A quei tempi la Motor Valley emiliano-romagnola – almeno nelle sue terre meno appariscenti, quelle dei trattori e non delle supercar scintillanti – stava del resto vivendo un altro sogno orientale. Quello dell’arrivo del colosso Lovol Heavy Industry Ltd di Weifang (il più grande produttore di macchinari agricoli della Cina, oltre 3 miliardi di euro di fatturato e 13mila dipendenti) nel Modenese attraverso l’acquisto della storica Goldoni di Migliarina di Carpi. E il supermanager in questione – Andrea Bedosti, laurea con lode in Ingegneria agraria all’Università di Bologna nel 1983 e una lunga carriera nelle multinazionali del settore (tra cui la reggiana Landini-Massey Ferguson) – di quella avventura era uno dei principali protagonisti, ricoprendo il ruolo di ‎general manager alla Lovol Arbos Group Spa, l’holding europea gestita dal colosso di Weifang. Un’avventura che nel giro di pochi anni si sarebbe chiusa con un concordato preventivo, la vendita alla belga Keestrack e mille patemi sul fronte occupazionale.

Anche questo avrebbo forse dovuto mettere sul chi va là gli entusiasti sostenitori del megaprogetto Silk Faw. E lui, Bedosti, dice di averlo fatto.”Ricordo bene che nel luglio 2020, poiché ero in costante contatto con la Regione Emilia-Romagna, avvertii via mail sul pericolo che si poteva ben intravvedere in quella acclamata impresa, anche perché la Faw cinese l’avevo conosciuta molto bene – ha raccontato in una interessante intervista a Ilaria Vesentini, giornalista del Sole 24 Ore da sempre molta attenta ed informata sugli affari con la Cina – Sul progetto Silk ci sono stati solo proclami e neppure un fatto concreto, bastava una semplice analisi tecnica e un po’ di conoscenza di ciò che sta accadendo in Cina per non avallarlo”.
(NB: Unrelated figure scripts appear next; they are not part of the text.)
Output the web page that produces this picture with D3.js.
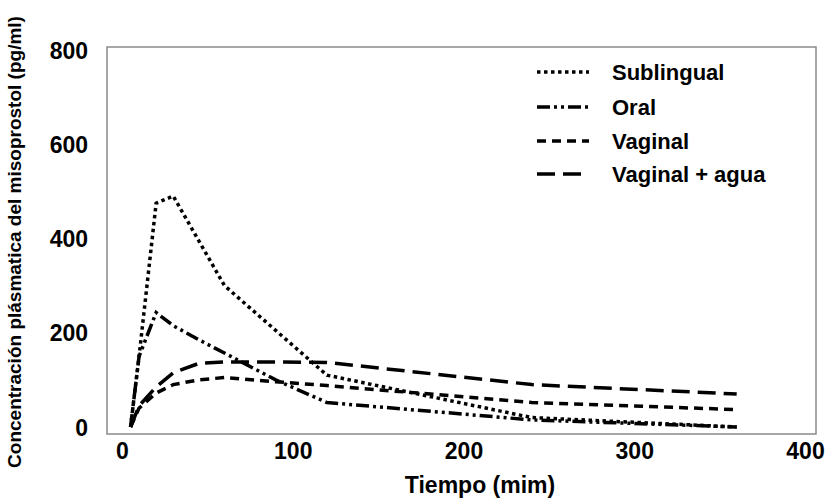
<!DOCTYPE html>
<html><head><meta charset="utf-8">
<script src="https://cdn.jsdelivr.net/npm/d3@7"></script>
<style>body{margin:0;background:#fff}svg{display:block}text{font-family:"Liberation Sans",Arial,sans-serif;font-weight:bold;fill:#000}</style>
</head><body><svg id="c" width="831" height="501"></svg>
<script>
const times = [5, 10, 20, 30, 45, 60, 90, 120, 240, 360];
const sublingual = [0, 150, 475, 490, 395, 300, 205, 110, 20, 0];
const oral = [0, 150, 243, 215, 185, 157, 100, 52, 15, 0];
const vaginal = [0, 40, 72, 90, 100, 105, 96, 88, 52, 37];
const vaginalAgua = [0, 45, 85, 115, 135, 138, 138, 137, 90, 70];
const seriesNames = ["Sublingual", "Oral", "Vaginal", "Vaginal + agua"];
const xTicks = [0, 100, 200, 300, 400];
const yTicks = [0, 200, 400, 600, 800];

const dashes = ["3.5,3.5", "13,4,3,4,3,4", "9,6", "18,8"];
const allSeries = [sublingual, oral, vaginal, vaginalAgua];

const svg = d3.select("#c");
const x = d3.scaleLinear().domain([0, 400]).range([122, 805]);
const y = d3.scaleLinear().domain([0, 800]).range([427, 50]);

// frame
svg.append("rect").attr("x", 107).attr("y", 47).attr("width", 709).attr("height", 387)
  .attr("fill", "none").attr("stroke", "#8a8a8a").attr("stroke-width", 1.5);

// axes (labels only)
const xa = svg.append("g").attr("transform", "translate(0,443)")
  .call(d3.axisBottom(x).tickValues(xTicks).tickSize(0).tickPadding(0).tickFormat(d3.format("d")));
xa.select(".domain").remove();
xa.selectAll("text").attr("dy", "0.71em").style("font-size", "23px").style("font-family", '"Liberation Sans",Arial,sans-serif').style("font-weight", "bold").attr("fill", "#000");

const ya = svg.append("g").attr("transform", "translate(88,0)")
  .call(d3.axisLeft(y).tickValues(yTicks).tickSize(0).tickPadding(0).tickFormat(d3.format("d")));
ya.select(".domain").remove();
ya.selectAll("text").attr("dy", "0.35em").style("font-size", "23px").style("font-family", '"Liberation Sans",Arial,sans-serif').style("font-weight", "bold").attr("fill", "#000");

// lines
const line = d3.line().x((d, i) => x(times[i])).y(d => y(d)).curve(d3.curveLinear);
allSeries.forEach((s, k) => {
  svg.append("path").datum(s).attr("d", line).attr("fill", "none").attr("stroke", "#000")
    .attr("stroke-width", 3.5).attr("stroke-dasharray", dashes[k]);
});

// legend
const legY = [72, 107, 141, 174];
seriesNames.forEach((n, k) => {
  svg.append("line").attr("x1", 537).attr("x2", 589).attr("y1", legY[k]).attr("y2", legY[k])
    .attr("stroke", "#000").attr("stroke-width", 3.5).attr("stroke-dasharray", dashes[k]);
  svg.append("text").attr("x", 612).attr("y", legY[k]).attr("dy", "0.35em").style("font-size", "22px").text(n);
});

// titles
svg.append("text").attr("x", 480).attr("y", 485).attr("dy", "0.35em").attr("text-anchor", "middle")
  .style("font-size", "23px").text("Tiempo (mim)");
svg.append("text").attr("transform", "translate(14,242) rotate(-90)").attr("dy", "0.35em").attr("text-anchor", "middle")
  .style("font-size", "19px").text("Concentración plásmatica del misoprostol (pg/ml)");
</script></body></html>
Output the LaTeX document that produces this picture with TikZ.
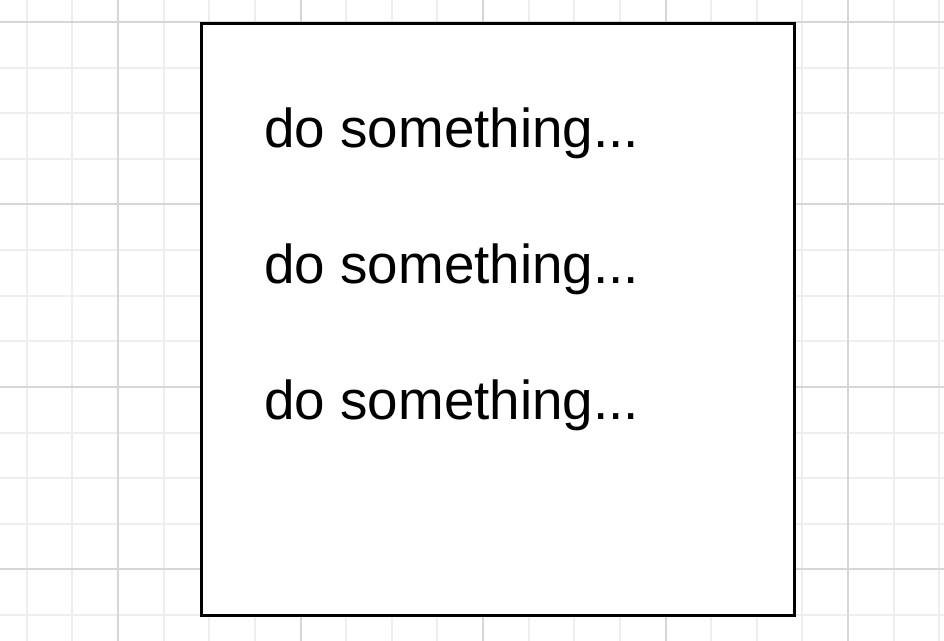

“Non sono al corrente della situazione aggiornata di Faw, ma li conosco da decenni. Quando ero in Same Deutz Fahr per quasi 20 anni abbiamo venduto loro la licenza dei motori diesel e mi sono fatto una mia opinione: sono cinesi particolarmente difficili e quadrati, più dei colleghi di Lovol, sempre controllati dal governo di Xi Jinping. Ma Faw è molto più grande di Lovol, è il più grande costruttore di camion in Cina e da osservatore esterno ho sempre considerato bizzarro e poco credibile un investimento da centinaia di milioni di euro in Italia per lo sviluppo di auto elettriche di altissima gamma, per di più attraverso una alleanza con una società americana. Tanto che preallertai i colleghi della motor valley”, racconta ancora Bedosti.

Che, per altro, non è che avesse una gran fiducia nemmeno nella componente americana del mega-accordo. “Il vero interrogativo è il finanziatore americano, Jonathan Crane, un puro profilo finanziario che poteva investire tanto in caramelle quanto in auto sportive – dichiara sempre al Sole 24 Ore-  Quante aziende ci hanno rimesso più per gli americani che non per i cinesi? Faw ci metteva il peso industriale ma ai cinesi oggi delle auto elettriche pulite non interessa nulla, hanno problemi ben più seri e hanno completamente chiuso le strade che portano in Occidente. Dal primo al terzo mandato di Xi Jinping c’è stato un cambio macroeconomico epocale. L’ho vissuto in prima persona in Lovol: Goldoni e Matermacc sotto la spinta cinese erano aziende ripartite alla grande. Fino al 2018, quando la Via della seta ha iniziato a traballare e Xi Jinping ha dato lo stop agli investimenti a Ovest di fronte ai boicottaggi americani sulla soia cinese e le frizioni sulla Corea del Nord. Il clima si è definitivamente esacerbato con il Covid che ha portato la Cina a sancire l’assoluta chiusura in se stessa”.

Per queste ragioni, Bedosti spiega di non aver mai ritenuto credibile il superprogetto Silk Faw tanto da “allertare colleghi e istituzioni del territorio”. Racconta anche che dal 2020, l’ultima volta che è stato in Cina,  il clima era già completamente cambiato rispetto a pochi anni prima. “Ho amici cinesi che in qualche modo comunicano con me tramite schede telefoniche tedesche e raccontano di una svolta per noi inimmaginabile: l’inglese non si insegna più nelle scuole, stanno togliendo la segnaletica inglese, tutta la politica della Via della seta è stata completamente ribaltata – conclude – La Cina del primo mandato di Xi Jinping non esiste più. I cinesi hanno il problema di trovare da mangiare per tutti, dell’autosufficienza alimentare, non certo di produrre auto elettriche che non inquinino. Il progetto Silk Faw è un falso progetto per la Cina”.